== DATA SHOWN ==
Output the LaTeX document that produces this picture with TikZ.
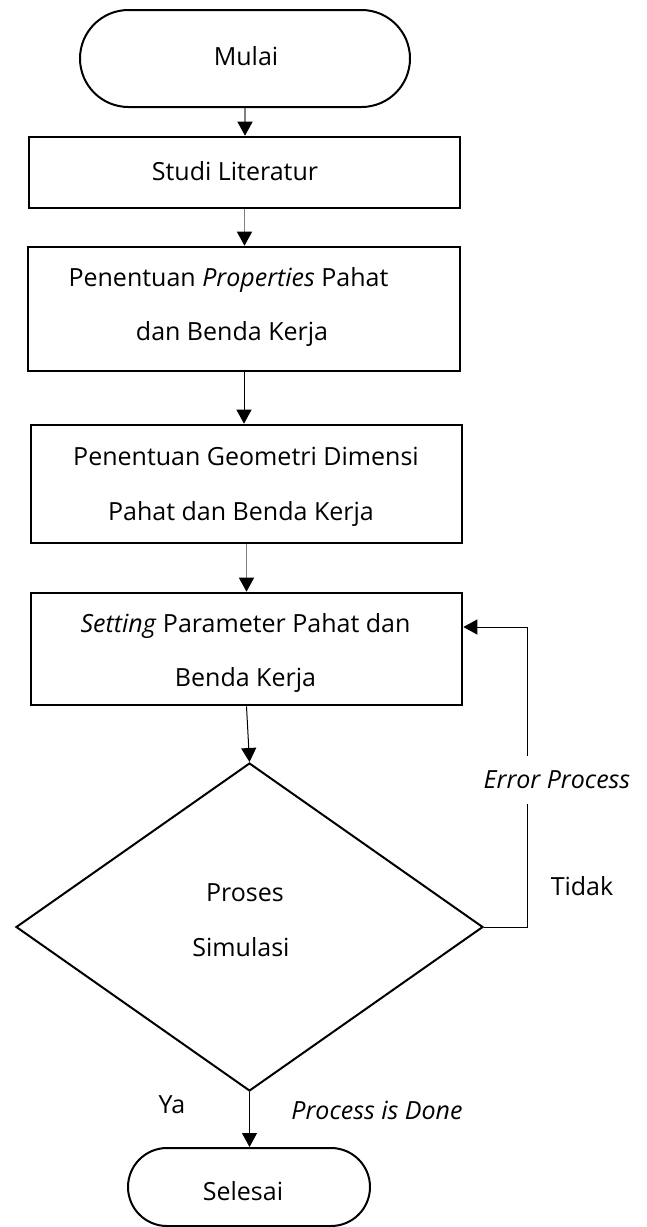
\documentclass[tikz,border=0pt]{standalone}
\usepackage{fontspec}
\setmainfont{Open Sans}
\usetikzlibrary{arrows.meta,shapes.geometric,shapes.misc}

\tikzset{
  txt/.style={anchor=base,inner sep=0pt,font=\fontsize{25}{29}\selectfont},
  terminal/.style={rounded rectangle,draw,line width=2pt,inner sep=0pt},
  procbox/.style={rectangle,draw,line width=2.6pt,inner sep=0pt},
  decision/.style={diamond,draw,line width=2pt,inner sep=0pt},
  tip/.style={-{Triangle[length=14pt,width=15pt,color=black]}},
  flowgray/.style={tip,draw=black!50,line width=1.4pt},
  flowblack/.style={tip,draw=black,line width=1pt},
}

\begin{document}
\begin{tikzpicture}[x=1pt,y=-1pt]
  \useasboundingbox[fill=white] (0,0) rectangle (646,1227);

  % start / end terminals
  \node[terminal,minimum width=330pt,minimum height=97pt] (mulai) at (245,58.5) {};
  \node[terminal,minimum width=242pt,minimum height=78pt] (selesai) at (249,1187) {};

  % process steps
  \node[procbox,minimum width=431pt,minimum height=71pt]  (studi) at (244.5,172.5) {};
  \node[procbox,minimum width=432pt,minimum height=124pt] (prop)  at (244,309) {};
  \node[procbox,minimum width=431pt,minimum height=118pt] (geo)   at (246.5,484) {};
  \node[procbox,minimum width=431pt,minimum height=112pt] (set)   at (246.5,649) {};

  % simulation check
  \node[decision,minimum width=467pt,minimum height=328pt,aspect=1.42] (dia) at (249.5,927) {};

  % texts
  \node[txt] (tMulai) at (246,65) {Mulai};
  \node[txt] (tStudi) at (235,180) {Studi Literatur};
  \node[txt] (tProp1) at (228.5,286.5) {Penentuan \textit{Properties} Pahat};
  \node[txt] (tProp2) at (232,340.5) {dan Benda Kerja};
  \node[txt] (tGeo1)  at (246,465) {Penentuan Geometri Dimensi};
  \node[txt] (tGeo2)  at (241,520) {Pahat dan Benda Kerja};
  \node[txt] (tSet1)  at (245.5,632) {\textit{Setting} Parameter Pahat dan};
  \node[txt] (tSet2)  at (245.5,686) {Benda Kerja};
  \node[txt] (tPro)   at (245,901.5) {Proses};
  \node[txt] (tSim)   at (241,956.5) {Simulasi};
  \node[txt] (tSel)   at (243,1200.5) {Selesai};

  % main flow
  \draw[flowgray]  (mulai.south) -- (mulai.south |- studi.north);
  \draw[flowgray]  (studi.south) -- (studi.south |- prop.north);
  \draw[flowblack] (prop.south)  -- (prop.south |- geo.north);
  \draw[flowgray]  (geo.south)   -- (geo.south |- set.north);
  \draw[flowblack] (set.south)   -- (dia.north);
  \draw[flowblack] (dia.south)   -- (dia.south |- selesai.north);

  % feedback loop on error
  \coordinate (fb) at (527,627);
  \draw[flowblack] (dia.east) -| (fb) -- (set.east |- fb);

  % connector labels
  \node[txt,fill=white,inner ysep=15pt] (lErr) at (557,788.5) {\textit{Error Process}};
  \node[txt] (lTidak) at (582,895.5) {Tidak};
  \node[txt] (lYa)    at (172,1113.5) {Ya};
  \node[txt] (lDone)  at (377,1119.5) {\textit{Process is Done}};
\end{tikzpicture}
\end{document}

== THE TASK ==
Except for the pictures, give all the material above again verbatim.

== CORRECT OUTPUT ==
Output the LaTeX document that produces this picture with TikZ.
\documentclass[tikz,border=0pt]{standalone}
\usepackage{fontspec}
\setmainfont{Open Sans}
\usetikzlibrary{arrows.meta,shapes.geometric,shapes.misc}

\tikzset{
  txt/.style={anchor=base,inner sep=0pt,font=\fontsize{25}{29}\selectfont},
  terminal/.style={rounded rectangle,draw,line width=2pt,inner sep=0pt},
  procbox/.style={rectangle,draw,line width=2.6pt,inner sep=0pt},
  decision/.style={diamond,draw,line width=2pt,inner sep=0pt},
  tip/.style={-{Triangle[length=14pt,width=15pt,color=black]}},
  flowgray/.style={tip,draw=black!50,line width=1.4pt},
  flowblack/.style={tip,draw=black,line width=1pt},
}

\begin{document}
\begin{tikzpicture}[x=1pt,y=-1pt]
  \useasboundingbox[fill=white] (0,0) rectangle (646,1227);

  % start / end terminals
  \node[terminal,minimum width=330pt,minimum height=97pt] (mulai) at (245,58.5) {};
  \node[terminal,minimum width=242pt,minimum height=78pt] (selesai) at (249,1187) {};

  % process steps
  \node[procbox,minimum width=431pt,minimum height=71pt]  (studi) at (244.5,172.5) {};
  \node[procbox,minimum width=432pt,minimum height=124pt] (prop)  at (244,309) {};
  \node[procbox,minimum width=431pt,minimum height=118pt] (geo)   at (246.5,484) {};
  \node[procbox,minimum width=431pt,minimum height=112pt] (set)   at (246.5,649) {};

  % simulation check
  \node[decision,minimum width=467pt,minimum height=328pt,aspect=1.42] (dia) at (249.5,927) {};

  % texts
  \node[txt] (tMulai) at (246,65) {Mulai};
  \node[txt] (tStudi) at (235,180) {Studi Literatur};
  \node[txt] (tProp1) at (228.5,286.5) {Penentuan \textit{Properties} Pahat};
  \node[txt] (tProp2) at (232,340.5) {dan Benda Kerja};
  \node[txt] (tGeo1)  at (246,465) {Penentuan Geometri Dimensi};
  \node[txt] (tGeo2)  at (241,520) {Pahat dan Benda Kerja};
  \node[txt] (tSet1)  at (245.5,632) {\textit{Setting} Parameter Pahat dan};
  \node[txt] (tSet2)  at (245.5,686) {Benda Kerja};
  \node[txt] (tPro)   at (245,901.5) {Proses};
  \node[txt] (tSim)   at (241,956.5) {Simulasi};
  \node[txt] (tSel)   at (243,1200.5) {Selesai};

  % main flow
  \draw[flowgray]  (mulai.south) -- (mulai.south |- studi.north);
  \draw[flowgray]  (studi.south) -- (studi.south |- prop.north);
  \draw[flowblack] (prop.south)  -- (prop.south |- geo.north);
  \draw[flowgray]  (geo.south)   -- (geo.south |- set.north);
  \draw[flowblack] (set.south)   -- (dia.north);
  \draw[flowblack] (dia.south)   -- (dia.south |- selesai.north);

  % feedback loop on error
  \coordinate (fb) at (527,627);
  \draw[flowblack] (dia.east) -| (fb) -- (set.east |- fb);

  % connector labels
  \node[txt,fill=white,inner ysep=15pt] (lErr) at (557,788.5) {\textit{Error Process}};
  \node[txt] (lTidak) at (582,895.5) {Tidak};
  \node[txt] (lYa)    at (172,1113.5) {Ya};
  \node[txt] (lDone)  at (377,1119.5) {\textit{Process is Done}};
\end{tikzpicture}
\end{document}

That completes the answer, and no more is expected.